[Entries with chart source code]
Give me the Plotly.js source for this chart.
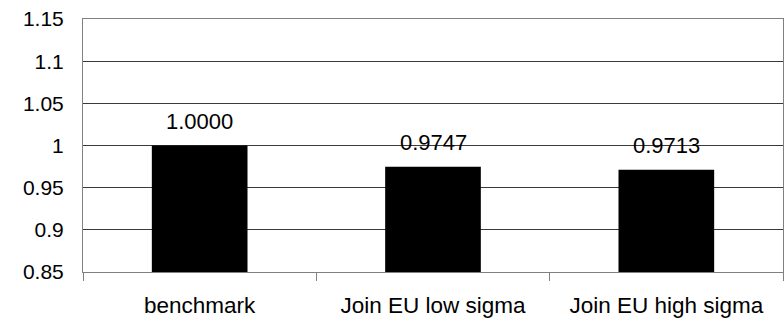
<!DOCTYPE html>
<html>
<head>
<meta charset="utf-8">
<script src="https://cdn.plot.ly/plotly-3.0.1.min.js"></script>
<style>html,body{margin:0;padding:0;background:#fff;}#chart{width:784px;height:323px;}</style>
</head>
<body>
<div id="chart"></div>
<script>
const categories = ["benchmark", "Join EU low sigma", "Join EU high sigma"];
const values = [1.0000, 0.9747, 0.9713];
const yTickVals = [0.85, 0.9, 0.95, 1, 1.05, 1.1, 1.15];
const yTickText = ["0.85", "0.9", "0.95", "1", "1.05", "1.1", "1.15"];

const FONT = "Liberation Sans, Arial, sans-serif";

const trace = {
  type: "bar",
  x: categories,
  y: values,
  marker: {color: "#000000", line: {width: 0}},
  width: 0.41,
  hoverinfo: "none"
};

const annotations = categories.map((c, i) => ({
  x: c, y: values[i], xref: "x", yref: "y",
  text: values[i].toFixed(4),
  showarrow: false, yanchor: "bottom", yshift: 10,
  font: {family: FONT, size: 22, color: "#000"}
}));

const layout = {
  width: 784, height: 323,
  margin: {l: 83, r: 1, t: 19, b: 51},
  paper_bgcolor: "#fff", plot_bgcolor: "#fff",
  showlegend: false,
  font: {family: FONT, size: 22, color: "#000"},
  xaxis: {
    type: "category",
    showline: true, linecolor: "#808080", linewidth: 1, mirror: true,
    ticks: "outside", tickson: "boundaries", ticklen: 8, tickcolor: "#808080", tickwidth: 1,
    ticklabelstandoff: 13,
    showgrid: false, zeroline: false,
    tickfont: {family: FONT, size: 22.5, color: "#000"}
  },
  yaxis: {
    range: [0.85, 1.15],
    tickvals: yTickVals, ticktext: yTickText,
    showgrid: true, gridcolor: "#3a3a3a", gridwidth: 1,
    showline: true, linecolor: "#808080", linewidth: 1, mirror: true,
    ticks: "", ticklabelstandoff: 14, zeroline: false,
    tickfont: {family: FONT, size: 21, color: "#000"}
  },
  bargap: 0.59,
  annotations: annotations
};

Plotly.newPlot("chart", [trace], layout, {staticPlot: true, displayModeBar: false});
</script>
</body>
</html>
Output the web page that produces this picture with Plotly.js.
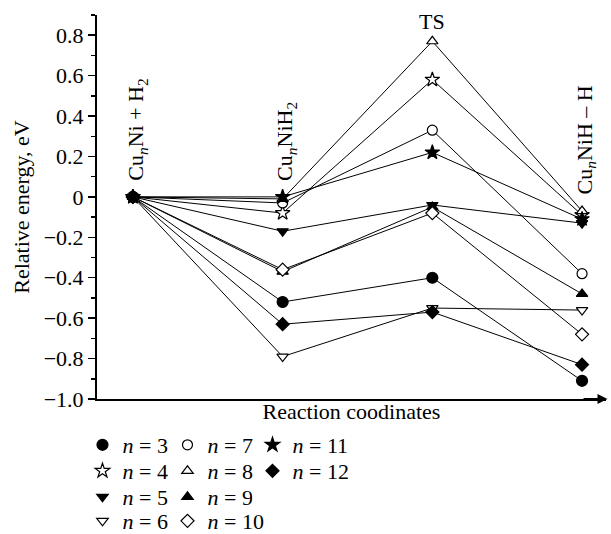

**Problem details**
Reproduce the listing above exactly, excluding all pictures.

**Expected answer**
Give me the Plotly.js source for this chart.
<!DOCTYPE html>
<html>
<head>
<meta charset="utf-8">
<script src="https://cdn.plot.ly/plotly-3.0.1.min.js"></script>
<style>html,body{margin:0;padding:0;background:#fff;}#chart{width:784px;height:323px;}</style>
</head>
<body>
<div id="chart"></div>
<script>
const categories = ["benchmark", "Join EU low sigma", "Join EU high sigma"];
const values = [1.0000, 0.9747, 0.9713];
const yTickVals = [0.85, 0.9, 0.95, 1, 1.05, 1.1, 1.15];
const yTickText = ["0.85", "0.9", "0.95", "1", "1.05", "1.1", "1.15"];

const FONT = "Liberation Sans, Arial, sans-serif";

const trace = {
  type: "bar",
  x: categories,
  y: values,
  marker: {color: "#000000", line: {width: 0}},
  width: 0.41,
  hoverinfo: "none"
};

const annotations = categories.map((c, i) => ({
  x: c, y: values[i], xref: "x", yref: "y",
  text: values[i].toFixed(4),
  showarrow: false, yanchor: "bottom", yshift: 10,
  font: {family: FONT, size: 22, color: "#000"}
}));

const layout = {
  width: 784, height: 323,
  margin: {l: 83, r: 1, t: 19, b: 51},
  paper_bgcolor: "#fff", plot_bgcolor: "#fff",
  showlegend: false,
  font: {family: FONT, size: 22, color: "#000"},
  xaxis: {
    type: "category",
    showline: true, linecolor: "#808080", linewidth: 1, mirror: true,
    ticks: "outside", tickson: "boundaries", ticklen: 8, tickcolor: "#808080", tickwidth: 1,
    ticklabelstandoff: 13,
    showgrid: false, zeroline: false,
    tickfont: {family: FONT, size: 22.5, color: "#000"}
  },
  yaxis: {
    range: [0.85, 1.15],
    tickvals: yTickVals, ticktext: yTickText,
    showgrid: true, gridcolor: "#3a3a3a", gridwidth: 1,
    showline: true, linecolor: "#808080", linewidth: 1, mirror: true,
    ticks: "", ticklabelstandoff: 14, zeroline: false,
    tickfont: {family: FONT, size: 21, color: "#000"}
  },
  bargap: 0.59,
  annotations: annotations
};

Plotly.newPlot("chart", [trace], layout, {staticPlot: true, displayModeBar: false});
</script>
</body>
</html>
Output the web page that produces this picture with Plotly.js.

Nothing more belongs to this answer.